José Jaramillo


El origen de los organismos legisladores se remonta al ágora ateniense, donde se reunía el pueblo a escuchar a los dirigentes políticos, quienes proponían leyes que lo gobernaran y las sometían a su aprobación por mayoría de votos. Para esos eventos no contaban sino los varones de las clases económicas altas, y se excluían los esclavos, los pobres y las mujeres. El sistema trascendió a Roma casi en las mismas condiciones y más tarde a los países que adoptaron el sistema político que se conoce como democracia representativa.
Con el tiempo, el aumento de las poblaciones hizo imposible que las decisiones por consulta popular funcionaran tan fácilmente, y entonces apareció la figura de las elecciones para escoger representantes del pueblo en las cámaras legislativas, que es lo que existe actualmente, en casi todos los países del mundo. Y de ahí nacieron los partidos políticos, con ideas diferentes para gobernar, que aspiran a colocar en los órganos legislativos, donde se traza la normatividad institucional, el mayor número de sus miembros. Hasta ahí vamos bien, en cuanto a teoría se refiere. Pero la realidad es otra, en Colombia y en casi todos los países donde hay partidos políticos y parlamentos.
La primera rebatiña surgió cuando las provincias aspiraron a tener el mayor número posible de legisladores que abogaran por sus intereses particulares. Después, esos intereses se sectorizaron en los que el presidente Valencia (1962-1966) llamó los "grupos de presión", es decir, los voceros de los gremios: comerciantes, agricultores, industriales, banqueros, exportadores, transportadores, etc. Y cada uno de éstos se subdivide en algodoneros, cafeteros, aseguradores, empresas aéreas, camioneros, hoteleros, floricultores y ene mil más. Y después la función de congresista o legislador se volvió un negocio espléndido, en el que hay que invertir una plata en la campaña, para hacer proselitismo y conseguir los votos que garanticen la elección, pero después produce réditos que son inversamente proporcionales a la moralidad del congresista. Esto quiere decir que los honestos no consiguen ingresos más allá de los sueldos y prestaciones que les asigna el sistema. Pero los pícaros, a través del tráfico de influencias y del asalto a los presupuestos oficiales, se vuelven millonarios y, de paso, enriquecen a parientes y amigos.

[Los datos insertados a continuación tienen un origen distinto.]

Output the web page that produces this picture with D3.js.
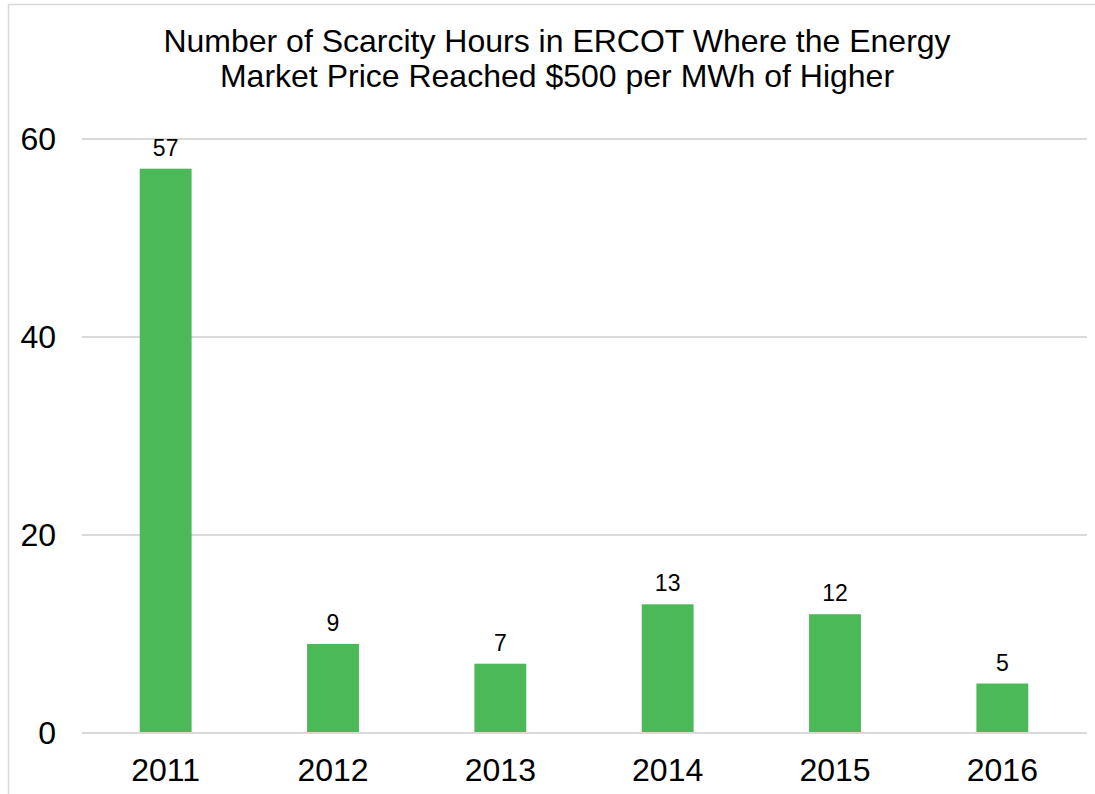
<!DOCTYPE html>
<html lang="en">
<head>
    <meta charset="UTF-8">
    <title>ERCOT scarcity hours</title>
    <script src="https://d3js.org/d3.v7.min.js"></script>
    <style>
        body { margin: 0; background: #fff; }
        text { font-family: "Liberation Sans", Arial, sans-serif; }
    </style>
</head>
<body>
    <svg width="1095" height="794"></svg>
    <script>
        // data
        const years = ['2011', '2012', '2013', '2014', '2015', '2016'];
        const hours = [57, 9, 7, 13, 12, 5];
        const yTicks = [0, 20, 40, 60];
        const titleLines = [
            'Number of Scarcity Hours in ERCOT Where the Energy',
            'Market Price Reached $500 per MWh of Higher'
        ];

        const svg = d3.select('svg');
        const data = years.map((y, i) => ({ year: y, value: hours[i] }));

        // light frame round the chart (top + left visible)
        svg.append('line')
            .attr('x1', 8).attr('x2', 1095).attr('y1', 4.5).attr('y2', 4.5)
            .attr('stroke', '#d9d9d9').attr('stroke-width', 1.5);
        svg.append('line')
            .attr('x1', 8.5).attr('x2', 8.5).attr('y1', 4).attr('y2', 794)
            .attr('stroke', '#d9d9d9').attr('stroke-width', 1.5);

        const x = d3.scaleBand()
            .domain(years)
            .range([82, 1086])
            .paddingInner(0.69)
            .paddingOuter(0.345);

        const y = d3.scaleLinear()
            .domain([0, 60])
            .range([733, 139]);

        // gridlines
        svg.append('g')
            .selectAll('line')
            .data(yTicks)
            .join('line')
            .attr('x1', 82).attr('x2', 1087)
            .attr('y1', d => y(d)).attr('y2', d => y(d))
            .attr('stroke', '#d9d9d9')
            .attr('stroke-width', 2);

        // y tick labels
        const yAxis = d3.axisLeft(y).tickValues(yTicks).tickSize(0).tickPadding(0);
        svg.append('g')
            .attr('transform', 'translate(56,0)')
            .call(yAxis)
            .call(g => g.select('.domain').remove())
            .selectAll('text')
            .attr('font-size', 32)
            .attr('fill', '#000')
            .attr('font-family', '"Liberation Sans", Arial, sans-serif');

        // bars
        svg.append('g')
            .selectAll('rect')
            .data(data)
            .join('rect')
            .attr('x', d => x(d.year))
            .attr('width', x.bandwidth())
            .attr('y', d => y(d.value))
            .attr('height', d => y(0) - y(d.value))
            .attr('fill', '#4bb958');

        // redraw base line over bars
        svg.append('line')
            .attr('x1', 82).attr('x2', 1087)
            .attr('y1', y(0)).attr('y2', y(0))
            .attr('stroke', '#d9d9d9').attr('stroke-width', 2);

        // value labels
        svg.append('g')
            .selectAll('text')
            .data(data)
            .join('text')
            .attr('x', d => x(d.year) + x.bandwidth() / 2)
            .attr('y', d => y(d.value) - 13)
            .attr('text-anchor', 'middle')
            .attr('font-size', 23)
            .attr('fill', '#000')
            .text(d => d.value);

        // x axis labels
        const xAxis = d3.axisBottom(x).tickSize(0).tickPadding(0);
        svg.append('g')
            .attr('transform', 'translate(0,758)')
            .call(xAxis)
            .call(g => g.select('.domain').remove())
            .selectAll('text')
            .attr('font-size', 32)
            .attr('fill', '#000')
            .attr('font-family', '"Liberation Sans", Arial, sans-serif');

        // title
        svg.append('g')
            .selectAll('text')
            .data(titleLines)
            .join('text')
            .attr('x', 557)
            .attr('y', (d, i) => 52 + i * 35)
            .attr('text-anchor', 'middle')
            .attr('font-size', 32)
            .attr('fill', '#000')
            .text(d => d);
    </script>
</body>
</html>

El poder de los congresistas es tal que los otros dos poderes, el ejecutivo y el judicial, prácticamente dependen de sus decisiones, o de sus caprichos. Cuando no del chantaje, si se trata de aprobar proyectos de ley que se les presentan a su consideración, donde comienza el "quién da más", que se negocia en ágapes, almuerzos y cocteles. Y para mal de males no falta la influencia nefasta del crimen organizado, que también tiene su representación en los cuerpos colegiados. El problema es quién le pone el cascabel al gato, si cualquier reforma que se le quiera hacer al sistema legislativo tiene que ser aprobada por los mismos parlamentarios, que no van a renunciar a sus privilegios. El asunto es tan grave que los más sesudos analistas mundiales piensan que los congresos de todas partes son un monstruo de mil cabezas que se les salió de las manos a las sociedades democráticas. Para desatar ese nudo gordiano hace falta un Alejandro Magno nuevo que lo desbarate de un machetazo, porque con las uñas, es decir por la ortodoxia legal, es imposible.